TASK TO CARRY OUT: Look through the data below and output, unchanged, every line from the one holding "Output the Python" through the one holding "ax = fig.add_axes([45", inclusive. Skip the pictures.

Plotting code records:

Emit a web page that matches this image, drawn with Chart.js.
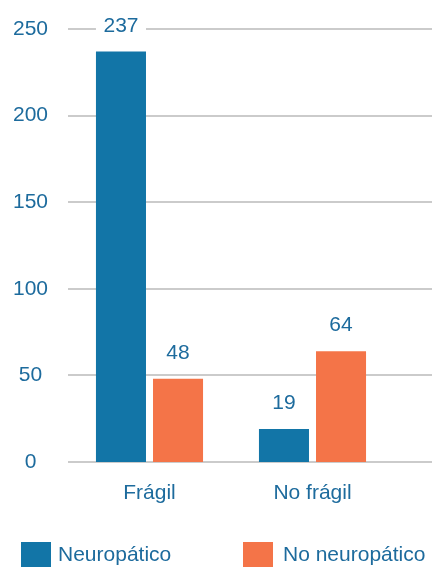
<!DOCTYPE html>
<html>
<head>
<meta charset="utf-8">
<script src="https://cdn.jsdelivr.net/npm/chart.js@4.4.1/dist/chart.umd.min.js"></script>
<style>
html,body{margin:0;padding:0;background:#fff;}
#wrap{position:relative;width:432px;height:567px;}
</style>
</head>
<body>
<div id="wrap"><canvas id="c" width="432" height="567"></canvas></div>
<script>
const categories = ['Frágil', 'No frágil'];
const seriesNames = ['Neuropático', 'No neuropático'];
const neuropatico = [237, 19];
const noNeuropatico = [48, 64];
const yTicks = [0, 50, 100, 150, 200, 250];

const BLUE = '#1275a7';
const ORANGE = '#f47448';
const TEXT = '#1d6b9d';
const GRID = '#cbcbcb';
const FONT = '"Liberation Sans", Arial, sans-serif';

const gridPlugin = {
  id: 'extGrid',
  beforeDatasetsDraw(chart) {
    const ctx = chart.ctx, y = chart.scales.y;
    ctx.save();
    ctx.strokeStyle = GRID;
    ctx.lineWidth = 2;
    y.ticks.forEach(t => {
      const py = Math.round(y.getPixelForValue(t.value));
      ctx.beginPath();
      ctx.moveTo(chart.chartArea.left, py);
      ctx.lineTo(chart.width, py);
      ctx.stroke();
    });
    ctx.restore();
  }
};

const labelPlugin = {
  id: 'valLabels',
  afterDatasetsDraw(chart) {
    const ctx = chart.ctx;
    ctx.save();
    ctx.font = '21px ' + FONT;
    ctx.textAlign = 'center';
    ctx.textBaseline = 'alphabetic';
    chart.data.datasets.forEach((ds, i) => {
      chart.getDatasetMeta(i).data.forEach((bar, j) => {
        const by = bar.y - 20;
        ctx.fillStyle = '#ffffff';
        ctx.fillRect(bar.x - bar.width / 2, by - 20, bar.width, 25);
        ctx.fillStyle = TEXT;
        ctx.fillText(String(ds.data[j]), bar.x, by);
      });
    });
    ctx.restore();
  }
};

const legendPlugin = {
  id: 'customLegend',
  afterDraw(chart) {
    const ctx = chart.ctx;
    const items = [{bx: 21, tx: 58}, {bx: 243, tx: 283}];
    ctx.save();
    ctx.font = '21px ' + FONT;
    ctx.textBaseline = 'middle';
    ctx.textAlign = 'left';
    chart.data.datasets.forEach((ds, i) => {
      const it = items[i];
      ctx.fillStyle = ds.backgroundColor;
      ctx.fillRect(it.bx, 542, 30, 25);
      ctx.fillStyle = TEXT;
      ctx.fillText(ds.label, it.tx, 555);
    });
    ctx.restore();
  }
};

new Chart(document.getElementById('c'), {
  type: 'bar',
  data: {
    labels: categories,
    datasets: [
      {label: seriesNames[0], data: neuropatico, backgroundColor: BLUE},
      {label: seriesNames[1], data: noNeuropatico, backgroundColor: ORANGE}
    ]
  },
  options: {
    responsive: false,
    animation: false,
    devicePixelRatio: 1,
    layout: {padding: {top: 29, right: 38, bottom: 63, left: 0}},
    datasets: {bar: {categoryPercentage: 0.7, barPercentage: 0.877}},
    plugins: {legend: {display: false}, tooltip: {enabled: false}},
    scales: {
      x: {
        grid: {display: false, drawTicks: false},
        border: {display: false},
        ticks: {color: TEXT, font: {family: FONT, size: 21}, padding: 19},
        afterFit(s) { s.height = 42; }
      },
      y: {
        min: 0, max: 250,
        afterBuildTicks(s) { s.ticks = yTicks.map(v => ({value: v})); },
        grid: {display: false, drawTicks: false},
        border: {display: false},
        ticks: {color: TEXT, font: {family: FONT, size: 21}, padding: 20, crossAlign: 'center'},
        afterFit(s) { s.width = 68; s.paddingTop = 0; s.paddingBottom = 0; }
      }
    }
  },
  plugins: [gridPlugin, labelPlugin, legendPlugin]
});
</script>
</body>
</html>
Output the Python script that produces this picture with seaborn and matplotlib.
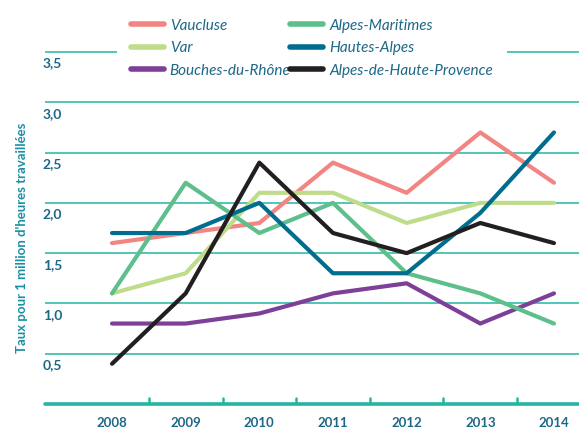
import numpy as np
import pandas as pd
import matplotlib
matplotlib.use("Agg")
import matplotlib.pyplot as plt
import matplotlib.transforms as mtransforms
import seaborn as sns

# Données
years = [2008, 2009, 2010, 2011, 2012, 2013, 2014]
vaucluse = [1.6, 1.7, 1.8, 2.4, 2.1, 2.7, 2.2]
var = [1.1, 1.3, 2.1, 2.1, 1.8, 2.0, 2.0]
bouches_du_rhone = [0.8, 0.8, 0.9, 1.1, 1.2, 0.8, 1.1]
alpes_maritimes = [1.1, 2.2, 1.7, 2.0, 1.3, 1.1, 0.8]
hautes_alpes = [1.7, 1.7, 2.0, 1.3, 1.3, 1.9, 2.7]
alpes_haute_provence = [0.4, 1.1, 2.4, 1.7, 1.5, 1.8, 1.6]

departements = ["Vaucluse", "Var", "Bouches-du-Rhône",
                "Alpes-Maritimes", "Hautes-Alpes", "Alpes-de-Haute-Provence"]
series = [vaucluse, var, bouches_du_rhone, alpes_maritimes, hautes_alpes, alpes_haute_provence]
couleurs = ["#f28482", "#bfdc8a", "#7d3f98", "#5dbf8b", "#006d8f", "#231f20"]
y_ticks = [0.5, 1.0, 1.5, 2.0, 2.5, 3.0, 3.5]

df = pd.DataFrame({
    "annee": np.tile(years, len(departements)),
    "taux": np.concatenate(series),
    "departement": np.repeat(departements, len(years)),
})

teal = "#22b5a3"
txt = "#1d6887"
font = ["Lato", "DejaVu Sans"]

sns.set_style("white")
plt.rcParams["font.family"] = font

fig = plt.figure(figsize=(5.79, 4.28), dpi=100)
ax = fig.add_axes([45 / 579, 24 / 428, 1 - 45 / 579, 404 / 428])

sns.lineplot(data=df, x="annee", y="taux", hue="departement",
             hue_order=departements, palette=couleurs, linewidth=3.0,
             ax=ax, legend=False)

ax.set_xlim(2007.09, 2014.34)
ax.set_ylim(0, 404 / 100.57)

# grille horizontale
for v in y_ticks:
    ax.axhline(v, color=teal, lw=1.1, zorder=0)
ax.axhline(0, color=teal, lw=2.6, zorder=0, clip_on=False)

# petits traits entre les années
for x in years[:-1]:
    ax.plot([x + 0.5, x + 0.5], [0, 0.06], color=teal, lw=1.8, zorder=0)

for s in ax.spines.values():
    s.set_visible(False)
ax.set_xticks([])
ax.set_yticks([])
ax.set_xlabel("")
ax.set_ylabel("")

# étiquettes de l'axe y (sous chaque ligne de grille)
trans_y = mtransforms.blended_transform_factory(ax.transAxes, ax.transData)
for v in y_ticks:
    ax.text(-0.004, v - 0.055, f"{v:.1f}".replace(".", ","), transform=trans_y,
            ha="left", va="top", fontsize=10, fontweight="bold", color=txt)

# années
for x in years:
    ax.text(x, -0.19, str(x), ha="center", va="center", fontsize=9.5,
            fontweight="bold", color=txt, clip_on=False)

fig.text(22 / 579, 1 - 238 / 428, "Taux pour 1 million d'heures travaillées",
         rotation=90, ha="center", va="center", fontsize=9.5,
         fontweight="bold", color="#1b8fa3")

handles = [plt.Line2D([], [], color=c, lw=4, solid_capstyle="round") for c in couleurs]
leg = fig.legend(handles, departements, ncol=2, loc="upper left",
                 bbox_to_anchor=(117 / 579, 1 - 5 / 428), frameon=True,
                 facecolor="white", edgecolor="none", framealpha=1,
                 handlelength=2.15, handletextpad=0.4, columnspacing=0.0,
                 labelspacing=0.55, borderpad=0.9, borderaxespad=0,
                 prop={"family": font, "style": "italic", "size": 11})
for t in leg.get_texts():
    t.set_color(txt)

fig.savefig("out.png", dpi=100)
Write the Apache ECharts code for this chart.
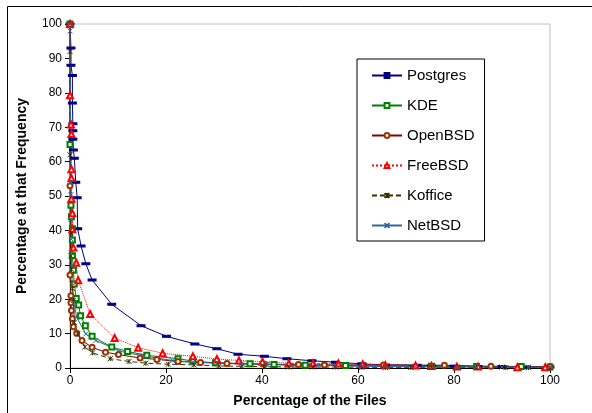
<!DOCTYPE html>
<html><head><meta charset="utf-8">
<script src="https://cdn.jsdelivr.net/npm/echarts@6/dist/echarts.min.js"></script>
<style>html,body{margin:0;padding:0;background:#fff}#c{width:592px;height:413px}</style>
</head><body><div id="c"></div>
<script>
const xTicks = [0, 20, 40, 60, 80, 100];
const seriesNames = ['Postgres', 'KDE', 'OpenBSD', 'FreeBSD', 'Koffice', 'NetBSD'];

const postgresX = [0, 0.2, 0.2, 0.5, 0.5, 0.6, 0.6, 0.6, 0.7, 0.9, 1.2, 1.5, 1.6, 2.3, 3.3, 4.6, 8.7, 14.8, 20.1, 26, 30.6, 35, 40.5, 45.2, 50.4, 55.3, 60.8, 65.7, 72.3, 75.3, 80, 85, 90, 95, 100];
const postgresY = [100, 93, 88, 85, 77, 71, 69, 66.5, 63.4, 61, 54, 49.5, 40.5, 35.5, 30.3, 25.6, 18.5, 12.3, 9.2, 7, 5.6, 4, 3.4, 2.7, 2.1, 1.7, 1.2, 0.9, 0.8, 0.6, 0.5, 0.4, 0.4, 0.3, 0.3];

const kdeX = [0, 0, 0.2, 0.3, 0.5, 0.5, 0.5, 0.7, 0.9, 1.3, 1.8, 2.2, 3.2, 4.6, 8.7, 12, 16, 22.5, 25.6, 30.3, 37.5, 42.5, 49, 57.4, 75.3, 84.7, 94, 100];
const kdeY = [100, 65, 47.3, 44, 40.5, 37.2, 32.6, 28.4, 24.4, 20.2, 18.3, 15.2, 12.3, 9.2, 6.1, 4.8, 3.7, 2.7, 2, 1.5, 1.2, 1, 0.8, 0.7, 0.5, 0.4, 0.4, 0.3];

const openbsdX = [0, 0, 0, 0.2, 0.2, 0.3, 0.5, 0.7, 1.4, 2.5, 4.6, 7.4, 10.1, 14.6, 18.1, 22.5, 27.2, 32.7, 40.5, 47.6, 53, 65.3, 78, 87.7, 100];
const openbsdY = [100, 53, 27, 21, 19, 16.7, 14.3, 12, 10.1, 8, 6, 4.6, 3.9, 2.9, 2.5, 1.9, 1.6, 1.3, 1.1, 1, 0.9, 0.9, 0.8, 0.5, 0.4];

const freebsdX = [0, 0, 0.2, 0.3, 0.3, 0.3, 0.3, 0.5, 0.5, 0.7, 1.3, 1.7, 4.2, 9.3, 14.2, 19.3, 25.6, 30.6, 35.2, 40.1, 45.6, 50.6, 55.9, 61, 65.7, 72, 75.3, 80.6, 85, 93.2, 99];
const freebsdY = [100, 79.3, 70.8, 68, 57.8, 55.2, 49.2, 45, 40.3, 35, 30.6, 25.5, 15.7, 8.7, 5.9, 4.3, 3.4, 2.6, 2.2, 1.8, 1.4, 1.3, 1.3, 1.1, 0.8, 0.7, 0.6, 0.4, 0.4, 0.2, 0.2];

const kofficeX = [0, 0, 0, 0.2, 0.2, 0.3, 0.5, 0.7, 0.9, 1.6, 3.1, 4.7, 8.4, 12.3, 15.8, 20.5, 25.8, 31, 35.8, 40.5, 45.6, 50.7, 55.3, 60.8, 65.7, 71, 75.3, 80.6, 84.7, 90.8, 95.5, 100];
const kofficeY = [100, 92, 62, 39.3, 32.6, 28.7, 23.1, 19.6, 13.3, 9.9, 6.1, 4.4, 2.7, 1.9, 1.4, 1.1, 0.9, 0.6, 0.5, 0.4, 0.3, 0.3, 0.3, 0.2, 0.2, 0.2, 0.2, 0.2, 0.2, 0.1, 0.1, 0.1];

const netbsdX = [0, 0, 0.2, 0.2, 0.2, 0.3, 0.3, 0.3, 0.5, 0.8, 1.4, 3.3, 5.4, 10.3, 15.4, 21.3, 25.6, 30.4, 35.8, 41, 46, 51.5, 55.5, 60.8, 65.7, 72, 75.7, 80.6, 84.7, 90, 95.5, 100];
const netbsdY = [100, 98, 54, 50.4, 43.2, 37.4, 33.5, 29.7, 24, 19, 14.7, 9.9, 8, 4.9, 3.5, 2.2, 1.7, 1.5, 1.3, 1.1, 0.8, 0.8, 0.6, 0.5, 0.4, 0.4, 0.4, 0.3, 0.3, 0.3, 0.3, 0.3];

function pts(xs, ys) { return xs.map((x, i) => [x, ys[i]]); }

const chart = echarts.init(document.getElementById('c'), null, {renderer: 'canvas'});
const F = 'Liberation Sans, Arial, sans-serif';
const xPath = 'path://M0,0L10,10M10,0L0,10';
const starPath = 'path://M0,0L10,10M10,0L0,10M5,0L5,10';

function mk(name, xs, ys, color, lineType, symbol, size, extra) {
  return Object.assign({
    name: name, type: 'line', data: pts(xs, ys), color: color,
    symbol: symbol, symbolSize: size, showAllSymbol: true,
    lineStyle: {color: color, width: 1, type: lineType},
    itemStyle: {color: color, borderColor: color, borderWidth: 1},
    animation: false, z: 3
  }, extra || {});
}

chart.setOption({
  animation: false,
  backgroundColor: '#fff',
  graphic: [{type: 'rect', shape: {x: 7.5, y: 6.5, width: 600, height: 420}, style: {fill: 'none', stroke: '#000', lineWidth: 1}, z: -1}],
  grid: {left: 70, top: 24, width: 480, height: 345, show: true, borderColor: '#c0c0c0', borderWidth: 1, backgroundColor: '#fff'},
  xAxis: {
    type: 'value', min: 0, max: 100, interval: 20,
    name: 'Percentage of the Files', nameLocation: 'middle', nameGap: 26,
    nameTextStyle: {fontFamily: F, fontWeight: 'bold', fontSize: 14, color: '#000'},
    axisLine: {show: true, onZero: false, lineStyle: {color: '#000', width: 1}},
    axisTick: {show: true, inside: false, length: 5, lineStyle: {color: '#000'}},
    axisLabel: {fontFamily: F, fontSize: 12, color: '#000', margin: 7},
    splitLine: {show: false}
  },
  yAxis: {
    type: 'value', min: 0, max: 100, interval: 10,
    name: 'Percentage at that Frequency', nameLocation: 'middle', nameGap: 41,
    nameTextStyle: {fontFamily: F, fontWeight: 'bold', fontSize: 14, color: '#000'},
    axisLine: {show: true, onZero: false, lineStyle: {color: '#000', width: 1}},
    axisTick: {show: true, inside: false, length: 5, lineStyle: {color: '#000'}},
    axisLabel: {fontFamily: F, fontSize: 12, color: '#000', margin: 8},
    splitLine: {show: false}
  },
  legend: {
    orient: 'vertical', left: 357, top: 59, width: 128, height: 182,
    padding: [8, 10, 7, 14], itemGap: 13, itemWidth: 30, itemHeight: 6,
    backgroundColor: '#fff', borderColor: '#000', borderWidth: 1,
    textStyle: {fontFamily: F, fontSize: 15, color: '#000', lineHeight: 17},
    data: seriesNames
  },
  series: [
    mk('Postgres', postgresX, postgresY, '#000080', 'solid', 'rect', [6, 2]),
    mk('KDE', kdeX, kdeY, '#008000', 'solid', 'emptyRect', 5),
    mk('OpenBSD', openbsdX, openbsdY, '#993300', 'solid', 'emptyCircle', 5, {lineStyle: {color: '#800000', width: 1}}),
    mk('FreeBSD', freebsdX, freebsdY, '#ff0000', 'dotted', 'emptyTriangle', 6),
    mk('Koffice', kofficeX, kofficeY, '#333300', [5, 3], starPath, 5),
    mk('NetBSD', netbsdX, netbsdY, '#336699', 'solid', xPath, 5)
  ]
});
</script></body></html>
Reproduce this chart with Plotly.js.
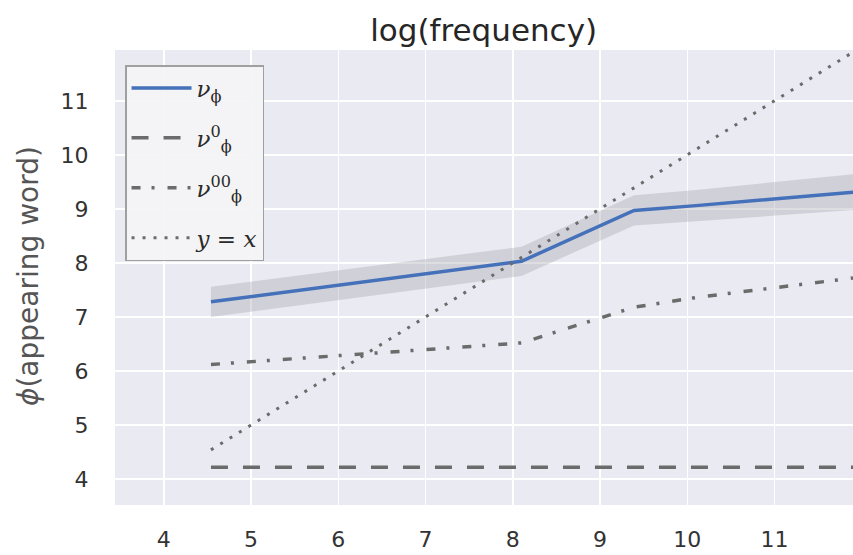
<!DOCTYPE html>
<html>
<head>
<meta charset="utf-8">
<script src="https://cdn.plot.ly/plotly-3.0.1.min.js"></script>
<style>html,body{margin:0;padding:0;background:#fff;}#chart{width:853px;height:555px;}</style>
</head>
<body>
<div id="chart"></div>
<script>
// x positions: log(frequency)
const logFreq = [4.54, 8.1, 9.39, 10.1, 11.9];
// nu_phi (mean) and its confidence band
const nuPhi      = [7.28, 8.03, 8.97, 9.06, 9.31];
const nuPhiLower = [7.00, 7.76, 8.69, 8.77, 8.98];
const nuPhiUpper = [7.56, 8.30, 9.25, 9.35, 9.64];
// nu_phi^0
const nuPhi0  = [4.22, 4.22, 4.22, 4.22, 4.22];
// nu_phi^00
const nuPhi00 = [6.12, 6.52, 7.18, 7.36, 7.72];
// reference line y = x
const refX = [4.54, 11.9];
const refY = [4.54, 11.9];

const legendNames = [
  '<i>ν</i><sub>ϕ</sub>',
  '<i>ν</i><sup>0</sup><sub>ϕ</sub>',
  '<i>ν</i><sup>00</sup><sub>ϕ</sub>',
  '<i>y</i> = <i>x</i>'
];
const yTitle = '<i>ϕ</i>(appearing word)';

const grey = '#6b6b6b';
const traces = [
  {
    x: logFreq.concat(logFreq.slice().reverse()),
    y: nuPhiUpper.concat(nuPhiLower.slice().reverse()),
    type: 'scatter', mode: 'lines', fill: 'toself',
    fillcolor: 'rgba(160,160,168,0.35)', line: {width: 0},
    showlegend: false, hoverinfo: 'skip'
  },
  {x: logFreq, y: nuPhi, type: 'scatter', mode: 'lines', name: legendNames[0],
   legendgroup: 'a', line: {color: '#4471b9', width: 3.5}},
  {x: logFreq, y: nuPhi0, type: 'scatter', mode: 'lines', name: legendNames[1],
   legendgroup: 'b', line: {color: grey, width: 3.5, dash: '17px,15px'}},
  {x: logFreq, y: nuPhi00, type: 'scatter', mode: 'lines', name: legendNames[2],
   legendgroup: 'c', line: {color: grey, width: 3.5, dash: '9px,11px,3px,13px'}},
  {x: refX, y: refY, type: 'scatter', mode: 'lines', name: legendNames[3],
   legendgroup: 'd', line: {color: grey, width: 3, dash: '3px,8px'}}
];

const layout = {
  width: 853, height: 555,
  margin: {l: 115, r: 0, t: 50, b: 50},
  paper_bgcolor: '#ffffff',
  plot_bgcolor: '#eaeaf2',
  font: {family: 'DejaVu Sans', color: '#333333', size: 22},
  title: {text: 'log(frequency)', font: {size: 31, color: '#262626'}, x: 0.567, xanchor: 'center', y: 0.945, yanchor: 'middle'},
  xaxis: {
    range: [3.44, 11.9], tickvals: [4,5,6,7,8,9,10,11],
    gridcolor: '#ffffff', gridwidth: 1.5, zeroline: false, showline: false,
    ticks: 'outside', ticklen: 15, tickcolor: 'rgba(0,0,0,0)',
    tickfont: {size: 22, color: '#333333'}
  },
  yaxis: {
    range: [3.52, 11.94], tickvals: [4,5,6,7,8,9,10,11],
    gridcolor: '#ffffff', gridwidth: 1.5, zeroline: false, showline: false,
    ticks: 'outside', ticklen: 21, tickcolor: 'rgba(0,0,0,0)',
    tickfont: {size: 22, color: '#333333'}
  },
  annotations: [{
    text: yTitle, xref: 'paper', yref: 'paper', x: -0.118, y: 0.503,
    xanchor: 'center', yanchor: 'middle', textangle: -90, showarrow: false,
    font: {size: 28, color: '#555555'}
  }],
  showlegend: true,
  legend: {
    x: 0.0136, y: 0.967, xanchor: 'left', yanchor: 'top',
    bgcolor: 'rgba(244,244,246,0.95)', bordercolor: '#a0a0a0', borderwidth: 1.5,
    font: {family: 'DejaVu Serif', size: 23, color: '#2a2a2a'},
    tracegroupgap: 17, itemwidth: 60
  }
};

Plotly.newPlot('chart', traces, layout, {displayModeBar: false, staticPlot: true});
</script>
</body>
</html>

SOLUTION TO THE EXERCISE:
Output the Python script that produces this picture with seaborn and matplotlib.
import numpy as np
import pandas as pd
import matplotlib
matplotlib.use("Agg")
import matplotlib.pyplot as plt
import matplotlib.transforms as mtransforms
import seaborn as sns

# Données
years = [2008, 2009, 2010, 2011, 2012, 2013, 2014]
vaucluse = [1.6, 1.7, 1.8, 2.4, 2.1, 2.7, 2.2]
var = [1.1, 1.3, 2.1, 2.1, 1.8, 2.0, 2.0]
bouches_du_rhone = [0.8, 0.8, 0.9, 1.1, 1.2, 0.8, 1.1]
alpes_maritimes = [1.1, 2.2, 1.7, 2.0, 1.3, 1.1, 0.8]
hautes_alpes = [1.7, 1.7, 2.0, 1.3, 1.3, 1.9, 2.7]
alpes_haute_provence = [0.4, 1.1, 2.4, 1.7, 1.5, 1.8, 1.6]

departements = ["Vaucluse", "Var", "Bouches-du-Rhône",
                "Alpes-Maritimes", "Hautes-Alpes", "Alpes-de-Haute-Provence"]
series = [vaucluse, var, bouches_du_rhone, alpes_maritimes, hautes_alpes, alpes_haute_provence]
couleurs = ["#f28482", "#bfdc8a", "#7d3f98", "#5dbf8b", "#006d8f", "#231f20"]
y_ticks = [0.5, 1.0, 1.5, 2.0, 2.5, 3.0, 3.5]

df = pd.DataFrame({
    "annee": np.tile(years, len(departements)),
    "taux": np.concatenate(series),
    "departement": np.repeat(departements, len(years)),
})

teal = "#22b5a3"
txt = "#1d6887"
font = ["Lato", "DejaVu Sans"]

sns.set_style("white")
plt.rcParams["font.family"] = font

fig = plt.figure(figsize=(5.79, 4.28), dpi=100)
ax = fig.add_axes([45 / 579, 24 / 428, 1 - 45 / 579, 404 / 428])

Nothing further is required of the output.